━━━ Input rows

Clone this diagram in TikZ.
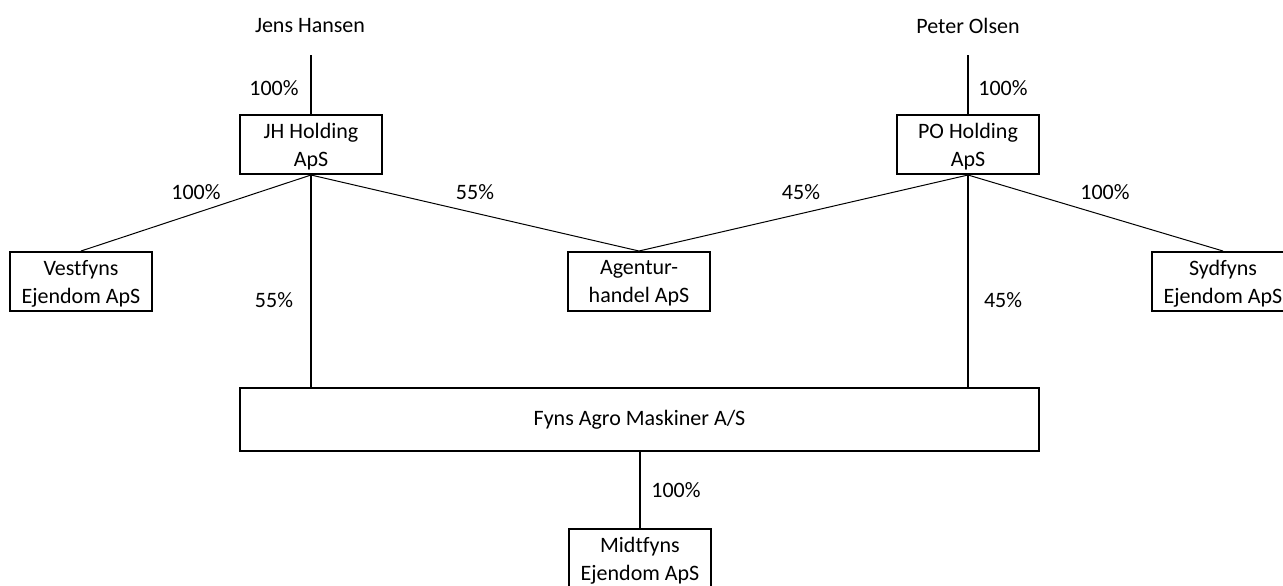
\documentclass[tikz,border=0pt]{standalone}
\usepackage{fontspec}
\setmainfont{Carlito}[Ligatures=CommonOff]
\tikzset{
  firma/.style={draw, line width=1pt, align=center, inner sep=0pt,
    minimum width=71pt, minimum height=29.5pt},
  tolinjer/.style={firma, text depth=-2pt},
  ejer/.style={line width=1pt},
  andel/.style={line width=0.5pt},
  pct/.style={inner sep=0pt}
}
\begin{document}
\begin{tikzpicture}[x=0.5pt,y=-0.5pt,font=\fontsize{11}{14}\selectfont]
			\useasboundingbox (0,0) rectangle (1283,585);

			% personer
			\node (jens)  at ( 310, 26) {Jens Hansen};
			\node (peter) at ( 968, 26) {Peter Olsen};
			\coordinate (jtop) at (311,55);
			\coordinate (ptop) at (968,55);

			% selskaber
			\node [tolinjer] (jh)    at ( 311,144.5) {JH Holding\\ApS};
			\node [tolinjer] (po)    at ( 968,144.5) {PO Holding\\ApS};
			\node [tolinjer] (vest)  at (  81,281.5) {Vestfyns\\Ejendom ApS};
			\node [tolinjer] (agent) at ( 639,281.5) {Agentur-\\handel ApS};
			\node [tolinjer] (syd)   at (1223,281.5) {Sydfyns\\Ejendom ApS};
			\node [firma, minimum width=399.5pt, minimum height=31.5pt] (fyns) at (639.5,419.5) {Fyns Agro Maskiner A/S};
			\node [tolinjer] (midt)  at ( 640,558.5) {Midtfyns\\Ejendom ApS};

			\draw[ejer] (jtop) -- (jh.north);
			\draw[ejer] (ptop) -- (po.north);

			\draw[andel] (jh.south) -- (vest.north);
			\draw[andel] (jh.south) -- (agent.north);
			\draw[andel] (po.south) -- (agent.north);
			\draw[andel] (po.south) -- (syd.north);

			\draw[ejer] (jh.south) -- (jh.south |- fyns.north);
			\draw[ejer] (po.south) -- (po.south |- fyns.north);
			\draw[ejer] (midt.north |- fyns.south) -- (midt.north);

			% procenter
			\node [pct] (p1) at ( 274, 88) {100\%};
			\node [pct] (p2) at (1003, 88) {100\%};
			\node [pct] (p3) at ( 196,192) {100\%};
			\node [pct] (p4) at ( 475,192) {55\%};
			\node [pct] (p5) at ( 801,192) {45\%};
			\node [pct] (p6) at (1105,192) {100\%};
			\node [pct] (p7) at ( 274,300) {55\%};
			\node [pct] (p8) at (1003,300) {45\%};
			\node [pct] (p9) at ( 676,490) {100\%};
		\end{tikzpicture}
\end{document}
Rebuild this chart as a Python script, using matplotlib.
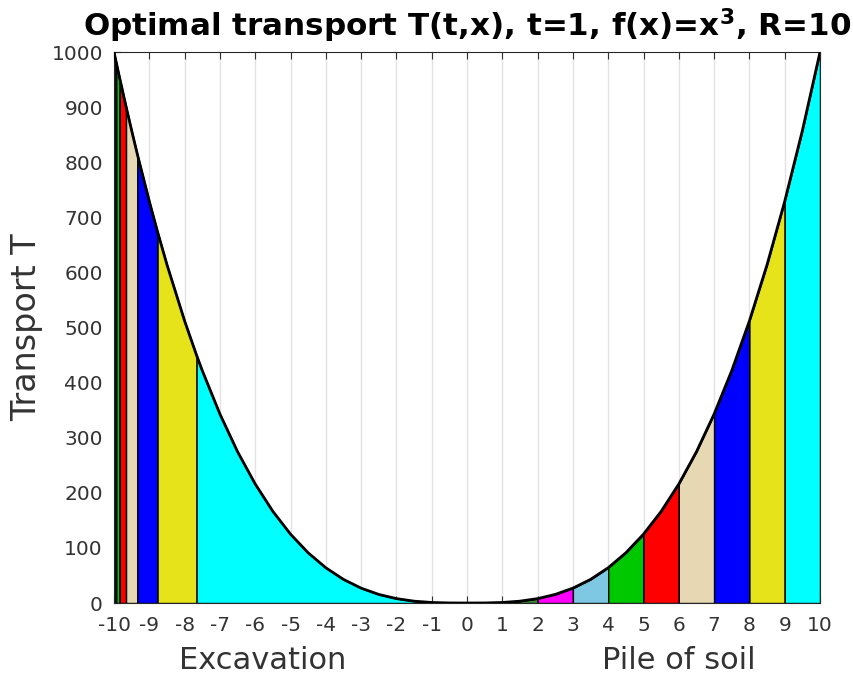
import matplotlib.pyplot as plt
import numpy as np

plt.rcParams['axes.unicode_minus'] = False

# curva T(x) (|x|^3), con los bordes de las franjas incluidos
x_curva = [-10, -9.996, -9.98, -9.935, -9.84, -9.659, -9.5, -9.337, -9, -8.766,
           -8.5, -8, -7.66, -7.5, -7, -6.5, -6, -5.5, -5, -4.5, -4, -3.5, -3,
           -2.5, -2, -1.5, -1, -0.5, 0, 0.5, 1, 1.5, 2, 2.5, 3, 3.5, 4, 4.5,
           5, 5.5, 6, 6.5, 7, 7.5, 8, 8.5, 9, 9.5, 10]
T_curva = [1000, 998.8, 994.01, 980.63, 952.76, 901.15, 857.38, 813.99, 729, 673.6,
           614.13, 512, 449.45, 421.88, 343, 274.63, 216, 166.38, 125, 91.13, 64, 42.88, 27,
           15.63, 8, 3.38, 1, 0.13, 0, 0.13, 1, 3.38, 8, 15.63, 27, 42.88, 64, 91.13,
           125, 166.38, 216, 274.63, 343, 421.88, 512, 614.13, 729, 857.38, 1000]

# franjas de la pila (derecha) y su excavacion correspondiente (izquierda)
pila_izq = [1, 2, 3, 4, 5, 6, 7, 8, 9]
pila_der = [2, 3, 4, 5, 6, 7, 8, 9, 10]
exc_izq = [-10, -9.996, -9.98, -9.935, -9.84, -9.659, -9.337, -8.766, -7.66]
exc_der = [-9.996, -9.98, -9.935, -9.84, -9.659, -9.337, -8.766, -7.66, 0]
colores = ['#3c8c3c', '#ff00ff', '#7ec8e3', '#00c800', '#ff0000',
           '#e6d8b2', '#0000ff', '#e6e31a', '#00ffff']

xt = list(range(-10, 11))
yt = list(range(0, 1001, 100))

x = np.array(x_curva)
T = np.array(T_curva)

fig = plt.figure(figsize=(8.54, 6.81), dpi=100)
ax = fig.add_axes([0.1335, 0.1145, 0.8267, 0.809])

def franja(lo, hi, c):
    m = (x >= lo - 1e-9) & (x <= hi + 1e-9)
    ax.fill_between(x[m], 0, T[m], facecolor=c, edgecolor='k', lw=1, zorder=2)

for i in range(len(colores)):
    franja(pila_izq[i], pila_der[i], colores[i])
    franja(exc_izq[i], exc_der[i], colores[i])

ax.plot(x, T, 'k-', lw=2, zorder=3)

ax.set_xlim(-10, 10)
ax.set_ylim(0, 1000)
ax.set_xticks(xt)
ax.set_yticks(yt)
ax.xaxis.grid(True, color='#e3e3e3', lw=1)
ax.set_axisbelow(True)
ax.tick_params(direction='in', top=True, length=5, labelsize=14.5,
               colors='#333333', width=0.8)
ax.tick_params(axis='x', pad=9)
ax.tick_params(axis='y', pad=8)
for s in ax.spines.values():
    s.set_color('#262626')
    s.set_linewidth(0.8)

ax.set_ylabel('Transport T', fontsize=24, color='#333333', labelpad=6)
ax.set_title(r'Optimal transport T(t,x), t=1, f(x)=x$^\mathbf{3}$, R=10',
             fontsize=22.3, fontweight='bold', pad=11)
ax.text(-5.8, -0.105, 'Excavation', transform=ax.get_xaxis_transform(),
        ha='center', va='center', fontsize=22, color='#333333')
ax.text(6.0, -0.105, 'Pile of soil', transform=ax.get_xaxis_transform(),
        ha='center', va='center', fontsize=22, color='#333333')

plt.savefig('out.png', dpi=100)
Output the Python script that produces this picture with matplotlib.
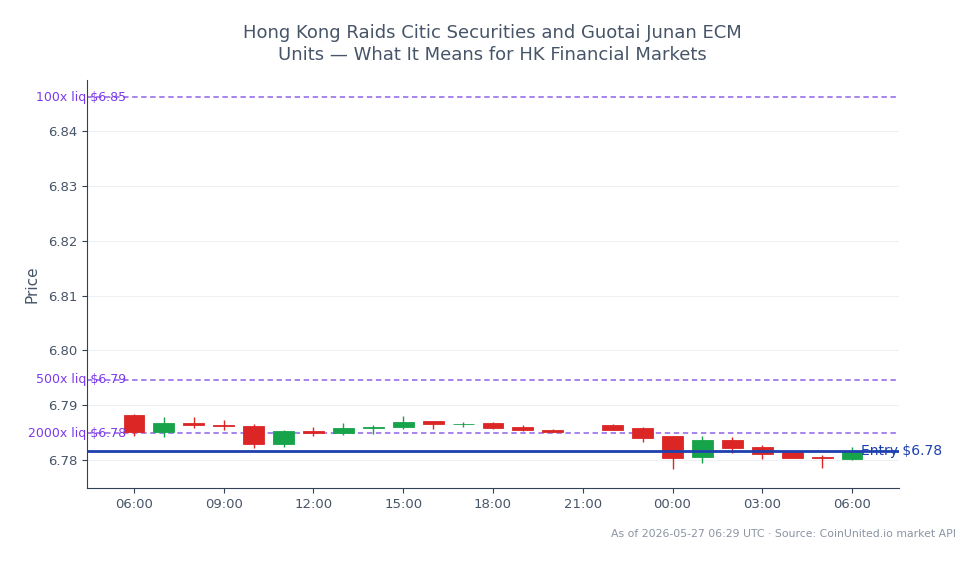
import numpy as np
import pandas as pd
import matplotlib
matplotlib.use("Agg")
import matplotlib.pyplot as plt
import matplotlib.dates as mdates

# hourly candles, 2026-05-26 06:00 -> 2026-05-27 06:00 (21:00 missing)
times = pd.to_datetime([
    "2026-05-26 06:00", "2026-05-26 07:00", "2026-05-26 08:00", "2026-05-26 09:00",
    "2026-05-26 10:00", "2026-05-26 11:00", "2026-05-26 12:00", "2026-05-26 13:00",
    "2026-05-26 14:00", "2026-05-26 15:00", "2026-05-26 16:00", "2026-05-26 17:00",
    "2026-05-26 18:00", "2026-05-26 19:00", "2026-05-26 20:00", "2026-05-26 22:00",
    "2026-05-26 23:00", "2026-05-27 00:00", "2026-05-27 01:00", "2026-05-27 02:00",
    "2026-05-27 03:00", "2026-05-27 04:00", "2026-05-27 05:00", "2026-05-27 06:00",
])
opens = [6.7882, 6.7851, 6.7867, 6.7863, 6.7862, 6.7829, 6.7853, 6.7849,
         6.7858, 6.7860, 6.7871, 6.7865, 6.7867, 6.7860, 6.7855, 6.7864,
         6.7858, 6.7844, 6.7805, 6.7836, 6.7824, 6.7814, 6.7806, 6.7802]
highs = [6.7884, 6.7878, 6.7879, 6.7873, 6.7866, 6.7854, 6.7860, 6.7867,
         6.7864, 6.7880, 6.7872, 6.7870, 6.7870, 6.7863, 6.7857, 6.7866,
         6.7861, 6.7844, 6.7844, 6.7842, 6.7827, 6.7815, 6.7810, 6.7824]
lows = [6.7844, 6.7842, 6.7859, 6.7855, 6.7822, 6.7823, 6.7844, 6.7846,
        6.7847, 6.7857, 6.7856, 6.7860, 6.7857, 6.7853, 6.7851, 6.7854,
        6.7833, 6.7783, 6.7794, 6.7812, 6.7801, 6.7803, 6.7785, 6.7800]
closes = [6.7851, 6.7867, 6.7863, 6.7862, 6.7829, 6.7853, 6.7850, 6.7858,
          6.7860, 6.7870, 6.7865, 6.7866, 6.7859, 6.7854, 6.7852, 6.7855,
          6.7841, 6.7804, 6.7836, 6.7822, 6.7811, 6.7804, 6.7804, 6.7814]

entry_price = 6.7816
liq_labels = ["100x liq $6.85", "500x liq $6.79", "2000x liq $6.78"]
liq_prices = [6.8462, 6.7946, 6.7849]

title = "Hong Kong Raids Citic Securities and Guotai Junan ECM\nUnits \u2014 What It Means for HK Financial Markets"
footnote = "As of 2026-05-27 06:29 UTC \u00b7 Source: CoinUnited.io market API"

up_color = "#16a34a"
down_color = "#dc2626"
text_color = "#475569"
axis_color = "#334155"

fig = plt.figure(figsize=(9.79, 5.64), dpi=100)
ax = fig.add_axes([87 / 979, 1 - 488 / 564, 812 / 979, 408 / 564])

x = mdates.date2num(times)
width = 0.7 / 24
for xi, o, h, l, c in zip(x, opens, highs, lows, closes):
    col = up_color if c >= o else down_color
    ax.vlines(xi, l, h, color=col, linewidth=1, zorder=3)
    bottom = min(o, c)
    height = max(abs(c - o), 0.0001)
    ax.bar(xi, height, width=width, bottom=bottom, color=col, edgecolor=col,
           linewidth=0.6, zorder=4)

# liquidation levels
for lab, p in zip(liq_labels, liq_prices):
    ax.axhline(p, color="#9f7aea", linestyle=(0, (3, 2)), linewidth=1.3, zorder=2)
    ax.text(0.048, p, lab, transform=ax.get_yaxis_transform(), ha="right", va="center",
            color="#7c3aed", fontsize=9, zorder=6, clip_on=False)

# entry
ax.axhline(entry_price, color="#1e40af", linewidth=2, zorder=5)
ax.text(0.953, entry_price, "Entry $6.78", transform=ax.get_yaxis_transform(), ha="left",
        va="center", color="#1e40af", fontsize=10, zorder=6, clip_on=False)

pad = 1.57 / 24
ax.set_xlim(x[0] - pad, x[-1] + pad)
ax.set_ylim(6.7749, 6.8493)
ax.set_yticks([6.78, 6.79, 6.80, 6.81, 6.82, 6.83, 6.84])
ax.yaxis.set_major_formatter(plt.FormatStrFormatter("%.2f"))
ax.xaxis.set_major_locator(mdates.HourLocator(byhour=range(0, 24, 3)))
ax.xaxis.set_major_formatter(mdates.DateFormatter("%H:%M"))

ax.grid(axis="y", color="#eef0f3", linewidth=0.8, zorder=0)
ax.set_axisbelow(True)
for s in ["top", "right"]:
    ax.spines[s].set_visible(False)
for s in ["left", "bottom"]:
    ax.spines[s].set_color(axis_color)
ax.tick_params(colors=axis_color, labelcolor=text_color, labelsize=9.5)
ax.set_ylabel("Price", color=text_color, fontsize=11, labelpad=6)

fig.suptitle(title, x=0.503, y=0.958, fontsize=13, color=text_color, linespacing=1.3)
fig.text(956 / 979, 1 - 534 / 564, footnote, ha="right", va="center", fontsize=7.8, color="#8a94a3")

fig.savefig("out.png", dpi=100, facecolor="white")
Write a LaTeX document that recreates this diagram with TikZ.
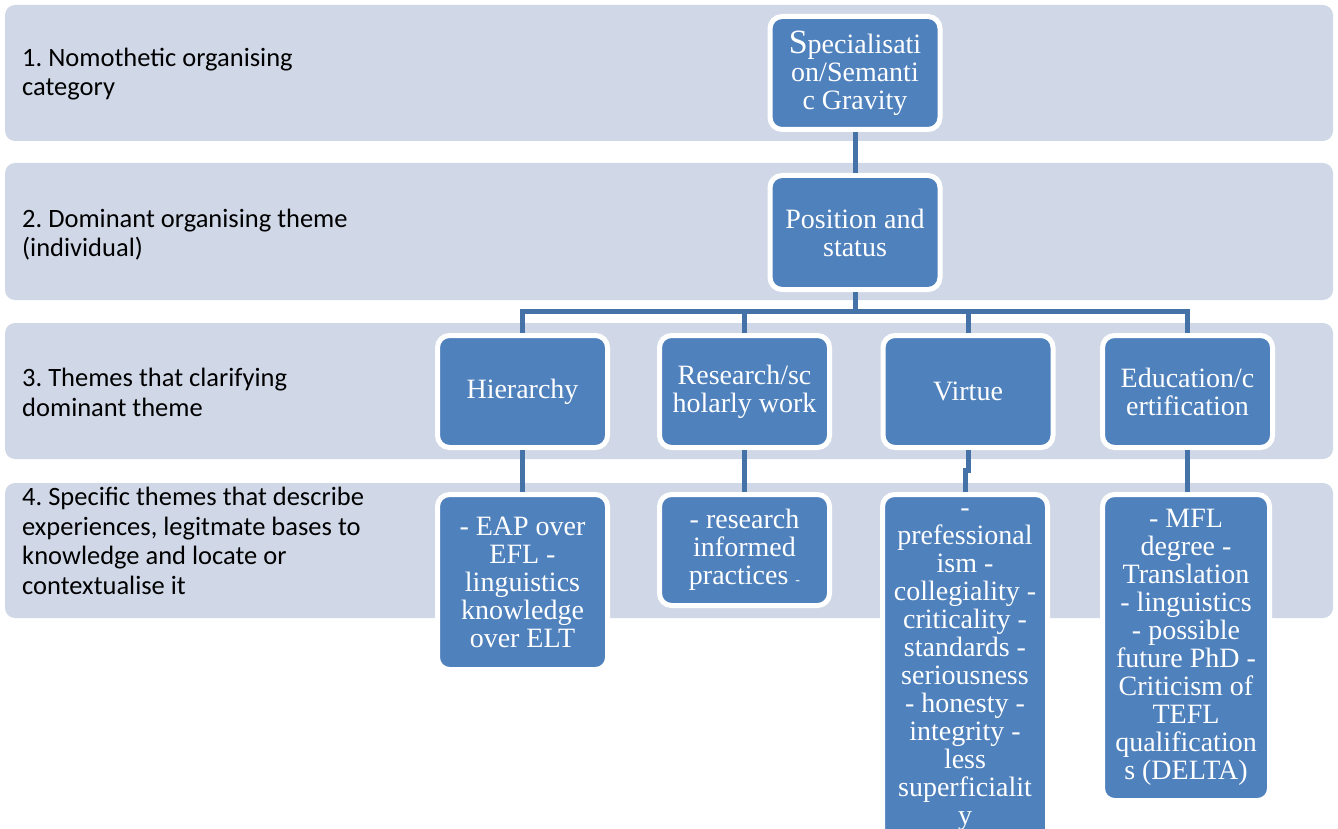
\documentclass[tikz,border=0pt]{standalone}
\usepackage{fontspec}
\setmainfont{Liberation Serif}
\newfontfamily\lvlfont{Carlito}
\definecolor{bandfill}{RGB}{208,216,232}
\definecolor{boxfill}{RGB}{79,129,189}
\definecolor{linkcol}{RGB}{69,114,167}

\begin{document}
\begin{tikzpicture}[x=1pt,y=-1pt,
  band/.style={fill=bandfill,rounded corners=10pt},
  lvl/.style={anchor=base west,align=left,inner sep=0pt,font=\lvlfont\fontsize{26.5}{29.5}\selectfont\frenchspacing},
  theme/.style={fill=boxfill,draw=white,line width=5pt,rounded corners=12pt,text=white,align=center,
    inner sep=0pt,outer sep=2.5pt,minimum width=170pt,font=\fontsize{28}{28}\selectfont},
  link/.style={draw=linkcol,line width=5pt}]
\useasboundingbox (0,0) rectangle (1338,829);
% the four levels
\fill[band] (5,5) rectangle (1333,141);
\fill[band] (5,163) rectangle (1333,300);
\fill[band] (5,323) rectangle (1333,459);
\fill[band] (5,483) rectangle (1333,618);
\node[lvl] (l1) at (22,96) {1. Nomothetic organising\\category};
\node[lvl] (l2) at (22,256.5) {2. Dominant organising theme\\(individual)};
\node[lvl] (l3) at (22,416) {3. Themes that clarifying\\dominant theme};
\node[lvl] (l4) at (22,594) {4. Specific themes that describe\\experiences, legitmate bases to\\knowledge and locate or\\contextualise it};
% boxes
\node[theme,minimum height=113pt] (spec) at (855,73) {{\fontsize{34}{28}\selectfont S}pecialisati\\on/Semanti\\c Gravity};
\node[theme,minimum height=114pt] (pos) at (855,232.5) {Position and\\status};
\node[theme,minimum height=112pt] (hier) at (522.5,391.5) {Hierarchy};
\node[theme,minimum height=112pt] (res) at (744.5,391.5) {Research/sc\\holarly work};
\node[theme,minimum height=112pt] (virt) at (968,391.5) {Virtue};
\node[theme,minimum height=112pt] (edu) at (1187.5,391.5) {Education/c\\ertification};
\node[theme,minimum height=175pt] (hierd) at (522.5,582) {- EAP over\\EFL -\\linguistics\\knowledge\\over ELT};
\node[theme,minimum height=111pt] (resd) at (744.5,550) {- research\\informed\\practices {\fontsize{14}{14}\selectfont -}};
\node[theme,minimum width=165pt,minimum height=351pt] (virtd) at (965,670) {-\\prefessional\\ism -\\collegiality -\\criticality -\\standards -\\seriousness\\- honesty -\\integrity -\\less\\superficialit\\y};
\node[theme,minimum width=167pt,minimum height=306pt] (edud) at (1186,647.5) {- MFL\\degree -\\Translation\\- linguistics\\- possible\\future PhD -\\Criticism of\\TEFL\\qualification\\s (DELTA)};
% connectors
\draw[link] (spec.south) -- (pos.north);
\draw[link] (pos.south) -- ++(0,19.5) coordinate (bar);
\draw[link] (hier.north) |- (bar) -| (edu.north);
\draw[link] (res.north) -- (res.north |- bar);
\draw[link] (virt.north) -- (virt.north |- bar);
\draw[link] (hier) -- (hierd);
\draw[link] (res) -- (resd);
\draw[link] (virt.south) -- ++(0,20) -| (virtd.north);
\draw[link] (edu.south) -- (edu.south |- edud.north);
\end{tikzpicture}
\end{document}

━━━━━━

Tell how many lines include "with". The number is the whole answer.

| Result of the exercise |
2